Engaging the Living Word
The Nourishing Vocation Project
Engaging the Living Word
Matthew 6:19-21
What is this particular text?
- Teaching
- Part of the Sermon on the Mount
- Metaphor
- Treasures = righteousness
- Rust, moth, thieves = unrighteousness
- Theology
How does the text function within the scriptural story?
- Distinguishes between temporal and eternal values
- Distinguishes between human and divine righteousness
- Embedded among other teachings, it reveals what the reign of God is like
- A part of the summary of Jesus’ teaching
- Illustrates Jesus preferential option for divine reversal
- Ups the ante on the Law
How can this text function in the church today?
- Invitation to consider and evaluate our values
- Call to ask ourselves what we value and why
- Call to ask how we might be moth, rust, and thieves for others
- A text both for personal devotion and reflection and corporate devotion and reflection
What does the text do to you? How do you react to the text? What feelings does this text engender in you?
- Feels like a mirror
- Makes me uncomfortable
- Raises questions about my own values
- Helps me see how I need Jesus; I can’t do this alone
What do you have to say to the text?
- Help me, Jesus
- This isn’t as easy as it sounds
- It is easy to “see this problem” in others; not so easy to see it in myself
- My first response was “but …”
- It can be a challenge to be “heavenly minded” and still of “earthly good”

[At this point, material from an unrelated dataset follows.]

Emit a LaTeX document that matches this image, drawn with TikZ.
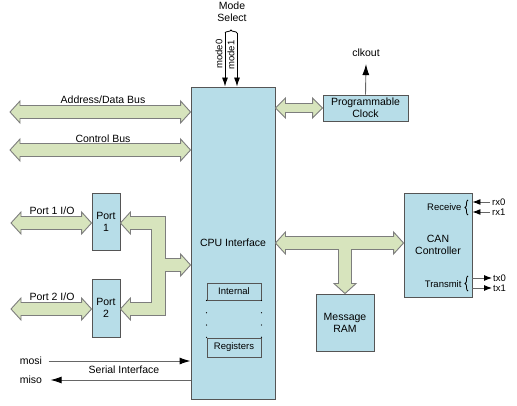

What do you see through this text from the story itself?
- Not all values are equal
- Sometimes we need to shift our focus
- Sometimes where we invest our time and energy is destructive
What do you see from within your church/community/world? (2022)
- We might be the moths, rust, and thieves in someone else’s life
- It is hard to honestly re-evaluate your values
- We can try to justify systemically bad practices by pretending that they are “for good”
- Churches/communities holding tightly to “treasures” of the past
- Churches/communities holding tightly to systems that harm others
- Crises of our current time
- Systemic injustice
- Systemic racism
- Creation/climate justice
- Growing economic disparity
What do you see within yourself?
- Personal treasures that are not worth treasuring
- Things that I value that are not life-giving for me or others
- “Rusty and moth-eaten” treasures”
What is the context – textual and historical?
- A part of the Sermon on the Mount
- After teaching on prayer and fasting
- Before teaching on the “eye is the lamp,” serving two masters, and not worrying o Near the end of the Sermon on the Mount
- Similar to themes in Luke 12:33-34
What questions does this text raise for you?
- How do we store up treasures for ourselves?
- What is moth?
- What is rust?
- Who/what behavior is that of thieves?
- How are heart and treasure practically connected?
What words/themes seem of particular import?
- Store up
- Treasures
- Moth, rust, thieves
- Heaven
- Heart
What is the Gospel / transforming Good News within this text?
- There is a treasure that will not be destroyed
- God’s righteousness is not the same as earthly righteousness
- God’s righteousness is eternal
- God’s righteousness leads to life
What is the as-over-againstness of this text?
- Earthly righteousness is destructible
- We can be moth, rust, or thieves
- Some things that we value are destructible
- Our hearts are easily captivated by what we think is treasure
Who does this text say that Jesus is, or if not Jesus, then who does this text say that God is? What does this text say about God?
- Treasure
- The heart’s true treasure
- The One who calls us to treasure righteousness
What have others said about this text?
- “How does our faith matter for how we use our money? And that’s not just the money we give, but the money we spend, where we spend, how we spend, the attitude with which we spend and receive. How does our faith impact that part of our lives?” – Rolf Jacobson, Professor of Old Testament and Alvin N. Rogness Chair in Scripture, Theology, and Ministry, Luther Seminary
- Jesus “turns his attention to our relationship with material things, instructing us that seeking treasure, in any form, will distract us from God. Our attention follows our treasure, and so we are to be careful what we store up…. All of Jesus’ instructions, including the Lord’s Prayer, have to do with fixing our attention on God. We’re not to get distracted by how other people see us, or the impression we’re making. We’re not to try to impress anyone with our spiritual lives, or our material goods. Jesus is calling us to a rare kind of focus on God, in all that we do.” – Mary Austin
- The order of the clauses in verse 21 often strike readers as backwards. Wouldn’t we rather say that our treasures are expressions of our hearts, rather than our hearts following our treasure? But Jesus expresses a more challenging truth for us — our hearts are easily swayed by treasure, and it therefore becomes all the more important that we seek and store the right treasure to begin with, for our hearts are sure to follow. – Scott Schauf
What will I teach or proclaim?
- Jesus is the true treasure
- Heavenward attention changes earthbound behavior
- Our hearts follow our treasures
- Practice righteousness
- What do you treasure?
- Your treasure, treasures you. Now what?